Much reliance is placed upon a former decision of this court — Garrigan v. U.S., 163 F. 16, 89 C.C.A. 494, 23 L.R.A. (N.S.) 1295. There is no parallel between that case and the case at bar. We deem it unnecessary to do more than call attention to the fact that there a stranger to the writ of injunction, who claimed he did not know that there was such a writ, was charged with its violation. Here the sheriff, under a writ delivered into his hands, requiring affirmative action regarding the prisoners delivered into his possession under that writ, is seeking to excuse himself by simply saying that he did not have personal knowledge as to whether he did his duty or not.
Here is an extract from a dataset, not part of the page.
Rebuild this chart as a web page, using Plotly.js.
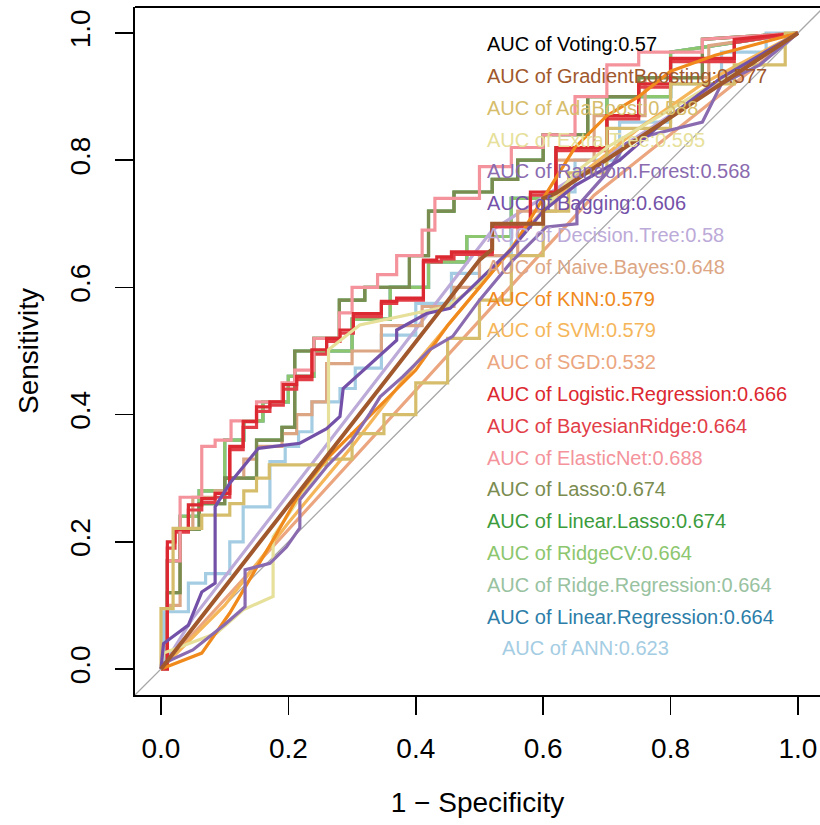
<!DOCTYPE html>
<html>
<head>
<meta charset="utf-8">
<script src="https://cdn.plot.ly/plotly-3.0.1.min.js"></script>
<style>
html,body{margin:0;padding:0;background:#fff;overflow:hidden;}
#chart{width:820px;height:825px;}
</style>
</head>
<body>
<div id="chart"></div>
<script>
// ---------- DATA ----------
const modelNames = ["Voting","GradientBoosting","AdaBoost","Extra.Tree","Random.Forest","Bagging",
  "Decision.Tree","Naive.Bayes","KNN","SVM","SGD","Logistic.Regression","BayesianRidge",
  "ElasticNet","Lasso","Linear.Lasso","RidgeCV","Ridge.Regression","Linear.Regression","ANN"];
const aucValues = ["0.57","0.577","0.588","0.595","0.568","0.606","0.58","0.648","0.579","0.579",
  "0.532","0.666","0.664","0.688","0.674","0.674","0.664","0.664","0.664","0.623"];
const modelColors = ["#000000","#A0582C","#D6BD6B","#E6E09A","#8A6BB0","#7451A8","#BCAAD8","#DCA684",
  "#F08A1C","#F5B65A","#EBA680","#DC2830","#E23E48","#F4939B","#7A8C50","#3C9C3C","#8CC66E",
  "#98C2A0","#2C7DA8","#A4CDE3"];

const votingFpr = [0,0.5,0.52,0.52,0.6,0.6,0.62,1];
const votingTpr = [0,0.643,0.66,0.70,0.70,0.74,0.748,1];

const gbFpr = [0,0.5,0.52,0.52,0.6,0.6,0.62,1];
const gbTpr = [0,0.643,0.66,0.70,0.70,0.74,0.748,1];

const adaFpr = [0,0,0.019,0.019,0.064,0.064,0.108,0.108,0.13,0.13,0.15,0.15,0.17,0.17,0.26,0.26,0.3,0.3,0.35,0.35,0.4,0.4,0.45,0.45,0.5,0.5,0.55,0.55,0.6,0.6,0.64,0.64,0.7,0.7,0.8,0.8,0.9,0.9,0.98,0.98,1];
const adaTpr = [0,0.095,0.095,0.221,0.221,0.242,0.242,0.26,0.26,0.28,0.28,0.3,0.3,0.321,0.321,0.33,0.33,0.37,0.37,0.4,0.4,0.45,0.45,0.52,0.52,0.58,0.58,0.65,0.65,0.72,0.72,0.78,0.78,0.85,0.85,0.92,0.92,0.95,0.95,1,1];

const extraFpr = [0,0.004,0.087,0.129,0.176,0.176,0.263,0.263,0.312,0.349,0.449,0.5,0.55,0.6,0.65,0.7,0.8,0.9,1];
const extraTpr = [0,0.025,0.056,0.093,0.114,0.208,0.334,0.502,0.541,0.549,0.57,0.606,0.66,0.72,0.78,0.82,0.88,0.94,1];

const rfFpr = [0,0.004,0.05,0.1,0.132,0.132,0.171,0.197,0.218,0.218,0.26,0.3,0.328,0.344,0.38,0.422,0.458,0.5,0.55,0.605,0.653,0.653,0.7,0.73,0.77,0.85,0.88,0.94,1];
const rfTpr = [0,0.009,0.03,0.07,0.098,0.156,0.166,0.192,0.222,0.266,0.318,0.36,0.402,0.428,0.46,0.502,0.523,0.58,0.64,0.695,0.70,0.727,0.78,0.826,0.84,0.86,0.92,0.95,1];

const bagFpr = [0,0.004,0.043,0.064,0.085,0.085,0.108,0.153,0.218,0.26,0.281,0.286,0.37,0.37,0.417,0.454,0.5,0.55,0.6,0.65,0.72,0.8,0.88,0.95,1];
const bagTpr = [0,0.04,0.069,0.121,0.135,0.255,0.292,0.347,0.355,0.378,0.397,0.441,0.517,0.533,0.559,0.567,0.612,0.66,0.72,0.76,0.80,0.87,0.93,0.97,1];

const dtFpr = [0,0.05,0.52,1];
const dtTpr = [0,0.08,0.69,1];

const nbFpr = [0,0.01,0.01,0.03,0.03,0.05,0.05,0.085,0.085,0.108,0.108,0.13,0.13,0.15,0.15,0.19,0.19,0.213,0.213,0.237,0.237,0.26,0.26,0.3,0.3,0.346,0.346,0.41,0.41,0.46,0.46,0.5,0.5,0.56,0.56,0.62,0.62,0.68,0.68,0.76,0.76,0.86,0.86,1];
const nbTpr = [0,0,0.1,0.1,0.22,0.22,0.27,0.27,0.28,0.28,0.3,0.3,0.33,0.33,0.35,0.35,0.37,0.37,0.4,0.4,0.42,0.42,0.48,0.48,0.5,0.5,0.54,0.54,0.57,0.57,0.6,0.6,0.65,0.65,0.72,0.72,0.8,0.8,0.87,0.87,0.93,0.93,0.98,1];

const knnFpr = [0,0.064,0.108,0.176,0.22,0.26,0.3,0.35,0.4,0.45,0.5,0.55,0.6,0.65,0.7,0.75,0.8,0.87,1];
const knnTpr = [0,0.025,0.088,0.203,0.28,0.33,0.37,0.42,0.47,0.54,0.6,0.66,0.74,0.82,0.87,0.9,0.94,0.965,1];

const svmFpr = [0,0.1,0.2,0.3,0.4,0.5,0.58,0.65,0.75,0.85,1];
const svmTpr = [0,0.1,0.23,0.35,0.48,0.6,0.7,0.77,0.85,0.92,1];

const sgdFpr = [0,0.68,1];
const sgdTpr = [0,0.745,1];

const logFpr = [0,0.01,0.01,0.022,0.022,0.043,0.043,0.064,0.064,0.085,0.085,0.108,0.108,0.129,0.129,0.15,0.15,0.171,0.171,0.192,0.192,0.213,0.213,0.237,0.237,0.26,0.26,0.281,0.281,0.302,0.302,0.346,0.346,0.37,0.37,0.412,0.412,0.433,0.433,0.456,0.456,0.52,0.52,0.58,0.58,0.62,0.62,0.7,0.7,0.75,0.75,0.8,0.8,0.9,0.9,1];
const logTpr = [0,0,0.2,0.2,0.219,0.219,0.258,0.258,0.268,0.268,0.276,0.276,0.35,0.35,0.389,0.389,0.412,0.412,0.42,0.42,0.447,0.447,0.46,0.46,0.502,0.502,0.52,0.52,0.533,0.533,0.559,0.559,0.578,0.578,0.583,0.583,0.643,0.643,0.648,0.648,0.656,0.656,0.70,0.70,0.75,0.75,0.82,0.82,0.87,0.87,0.92,0.92,0.96,0.96,0.99,1];

const bayesFpr = [0,0.01,0.01,0.022,0.022,0.043,0.043,0.064,0.064,0.085,0.085,0.108,0.108,0.129,0.129,0.15,0.15,0.171,0.171,0.192,0.192,0.213,0.213,0.237,0.237,0.26,0.26,0.281,0.281,0.302,0.302,0.346,0.346,0.37,0.37,0.412,0.412,0.44,0.44,0.46,0.46,0.52,0.52,0.58,0.58,0.62,0.62,0.7,0.7,0.75,0.75,0.8,0.8,0.9,0.9,1];
const bayesTpr = [0,0,0.19,0.19,0.215,0.215,0.25,0.25,0.262,0.262,0.27,0.27,0.345,0.345,0.38,0.38,0.405,0.405,0.415,0.415,0.44,0.44,0.455,0.455,0.495,0.495,0.515,0.515,0.528,0.528,0.554,0.554,0.575,0.575,0.58,0.58,0.64,0.64,0.645,0.645,0.652,0.652,0.695,0.695,0.745,0.745,0.815,0.815,0.865,0.865,0.915,0.915,0.955,0.955,0.985,1];

const ridgeFpr = [0,0.01,0.01,0.03,0.03,0.06,0.06,0.1,0.1,0.13,0.13,0.16,0.16,0.2,0.2,0.24,0.24,0.3,0.3,0.36,0.36,0.42,0.42,0.48,0.48,0.55,0.55,0.62,0.62,0.7,0.7,0.8,0.8,1];
const ridgeTpr = [0,0,0.17,0.17,0.24,0.24,0.28,0.28,0.36,0.36,0.39,0.39,0.42,0.42,0.46,0.46,0.5,0.5,0.55,0.55,0.6,0.6,0.64,0.64,0.68,0.68,0.74,0.74,0.82,0.82,0.9,0.9,0.97,1];

const enetFpr = [0,0.01,0.01,0.03,0.03,0.064,0.064,0.085,0.085,0.11,0.11,0.15,0.15,0.19,0.19,0.21,0.21,0.24,0.24,0.28,0.28,0.3,0.3,0.34,0.34,0.37,0.37,0.41,0.41,0.43,0.43,0.5,0.5,0.55,0.55,0.6,0.6,0.65,0.65,0.7,0.7,0.75,0.75,0.85,0.85,1];
const enetTpr = [0,0,0.17,0.17,0.27,0.27,0.35,0.35,0.36,0.36,0.39,0.39,0.42,0.42,0.45,0.45,0.47,0.47,0.52,0.52,0.56,0.56,0.6,0.6,0.62,0.62,0.65,0.65,0.69,0.69,0.74,0.74,0.79,0.79,0.82,0.82,0.84,0.84,0.9,0.9,0.95,0.95,0.97,0.97,0.99,1];

const lassoFpr = [0,0.01,0.01,0.03,0.03,0.06,0.06,0.1,0.1,0.15,0.15,0.19,0.19,0.21,0.21,0.24,0.24,0.28,0.28,0.32,0.32,0.39,0.39,0.42,0.42,0.46,0.46,0.52,0.52,0.56,0.56,0.6,0.6,0.67,0.67,0.75,0.75,0.85,0.85,1];
const lassoTpr = [0,0,0.12,0.12,0.22,0.22,0.26,0.26,0.3,0.3,0.36,0.36,0.38,0.38,0.5,0.5,0.52,0.52,0.58,0.58,0.6,0.6,0.65,0.65,0.72,0.72,0.75,0.75,0.77,0.77,0.8,0.8,0.84,0.84,0.9,0.9,0.93,0.93,0.99,1];

const annFpr = [0,0.004,0.004,0.043,0.043,0.07,0.07,0.108,0.108,0.129,0.129,0.171,0.171,0.195,0.195,0.216,0.216,0.237,0.237,0.281,0.281,0.305,0.305,0.346,0.346,0.4,0.4,0.456,0.456,0.5,0.5,0.55,0.55,0.6,0.6,0.65,0.65,0.72,0.72,0.8,0.8,0.88,0.88,0.95,0.95,1];
const annTpr = [0,0,0.09,0.09,0.135,0.135,0.15,0.15,0.2,0.2,0.255,0.255,0.326,0.326,0.35,0.35,0.373,0.373,0.42,0.42,0.441,0.441,0.473,0.473,0.525,0.525,0.575,0.575,0.622,0.622,0.65,0.65,0.7,0.7,0.75,0.75,0.8,0.8,0.86,0.86,0.92,0.92,0.97,0.97,1,1];

const tickVals = [0,0.2,0.4,0.6,0.8,1.0];
const tickText = ["0.0","0.2","0.4","0.6","0.8","1.0"];

// ---------- BUILD ----------
const curves = {
  "Voting":[votingFpr,votingTpr], "GradientBoosting":[gbFpr,gbTpr], "AdaBoost":[adaFpr,adaTpr],
  "Extra.Tree":[extraFpr,extraTpr], "Random.Forest":[rfFpr,rfTpr], "Bagging":[bagFpr,bagTpr],
  "Decision.Tree":[dtFpr,dtTpr], "Naive.Bayes":[nbFpr,nbTpr], "KNN":[knnFpr,knnTpr],
  "SVM":[svmFpr,svmTpr], "SGD":[sgdFpr,sgdTpr], "Logistic.Regression":[logFpr,logTpr],
  "BayesianRidge":[bayesFpr,bayesTpr], "ElasticNet":[enetFpr,enetTpr], "Lasso":[lassoFpr,lassoTpr],
  "Linear.Lasso":[lassoFpr,lassoTpr], "RidgeCV":[ridgeFpr,ridgeTpr], "Ridge.Regression":[ridgeFpr,ridgeTpr],
  "Linear.Regression":[ridgeFpr,ridgeTpr], "ANN":[annFpr,annTpr]
};
const drawOrder = ["Voting","Linear.Regression","Ridge.Regression","RidgeCV","Linear.Lasso","ANN",
  "Decision.Tree","SGD","SVM","Naive.Bayes","Lasso","BayesianRidge","ElasticNet","Logistic.Regression",
  "AdaBoost","Extra.Tree","KNN","Random.Forest","Bagging","GradientBoosting"];

const traces = drawOrder.map(name => {
  const i = modelNames.indexOf(name);
  const w = name === "GradientBoosting" ? 4 : (name === "Voting" ? 2 : 3.2);
  return {x: curves[name][0], y: curves[name][1], type:"scatter", mode:"lines",
    line:{color: modelColors[i], width:w}, hoverinfo:"skip", showlegend:false};
});

const xr = [-0.0408, 1.0346];
const yr = [-0.0409, 1.0409];
const annotations = modelNames.map((name, i) => ({
  xref:"paper", yref:"paper", x: name==="ANN" ? 0.533 : 0.511,
  y: 0.946 - i*0.04622, xanchor:"left", yanchor:"middle", showarrow:false,
  text: "AUC of " + name + ":" + aucValues[i],
  font:{family:"Liberation Sans, Arial, sans-serif", size:20, color: modelColors[i]}
}));

const layout = {
  width:820, height:825,
  margin:{l:135, r:0, t:7, b:130},
  paper_bgcolor:"#fff", plot_bgcolor:"#fff",
  font:{family:"Liberation Sans, Arial, sans-serif", color:"#000"},
  xaxis:{range:xr, showgrid:false, zeroline:false, showline:true, linecolor:"#000", linewidth:2,
    ticks:"outside", ticklen:18, tickwidth:1.5, tickcolor:"#000", tickvals:tickVals, ticktext:tickText,
    tickfont:{size:28}, ticklabelstandoff:9,
    title:{text:"1 − Specificity", font:{size:28}, standoff:30}},
  yaxis:{range:yr, showgrid:false, zeroline:false, showline:true, linecolor:"#000", linewidth:2,
    ticks:"outside", ticklen:18, tickwidth:1.5, tickcolor:"#000", tickvals:tickVals, ticktext:tickText,
    tickangle:-90, tickfont:{size:28}, ticklabelstandoff:14,
    title:{text:"Sensitivity", font:{size:28}, standoff:18}},
  shapes:[
    {type:"line", xref:"x", yref:"y", x0:xr[0], y0:xr[0], x1:yr[1], y1:yr[1], layer:"below",
     line:{color:"#A8A8A8", width:1.3}},
    {type:"line", xref:"paper", yref:"paper", x0:0, y0:1, x1:1, y1:1, line:{color:"#000", width:2}}
  ],
  annotations: annotations
};
Plotly.newPlot("chart", traces, layout, {staticPlot:true, displayModeBar:false});
</script>
</body>
</html>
Counsel, in argument in open court, said that they could not defend the conditions in the county jail regarding the imprisonment of the men in question, and that they would not attempt to do so. One main excuse is offered by the plaintiff in error for the almost daily absences from the jail, for hours at a time, of the prisoners in question, and that is that they were permitted, through the wrongful acts of the jailer, without plaintiff in error's personal knowledge. Section 2, c. 75, Jones Addington's Illinois Statutes, makes the sheriff the keeper of the jail of the county, with custody of all prisoners in such jail. Section 3 provides that he may appoint an assistant jailer under him, and remove him at pleasure, for whose conduct he shall be responsible. Sections 13 and 14, c. 125, are to the same effect.
Whether plaintiff in error should legally be excused from responsibility for the malodorous conditions shown, if the evidence had shown that he did not have personal knowledge of those conditions, it is not necessary for us to decide, nor do we rest our decision upon the proposition that Hoffman's guilt need not be proven beyond a reasonable doubt, because the record affirmatively discloses evidence of matters of which he had personal knowledge sufficient to prove him guilty beyond a reasonable doubt of contemptuous violations of both writs of commitment.
The judgment should be and is affirmed.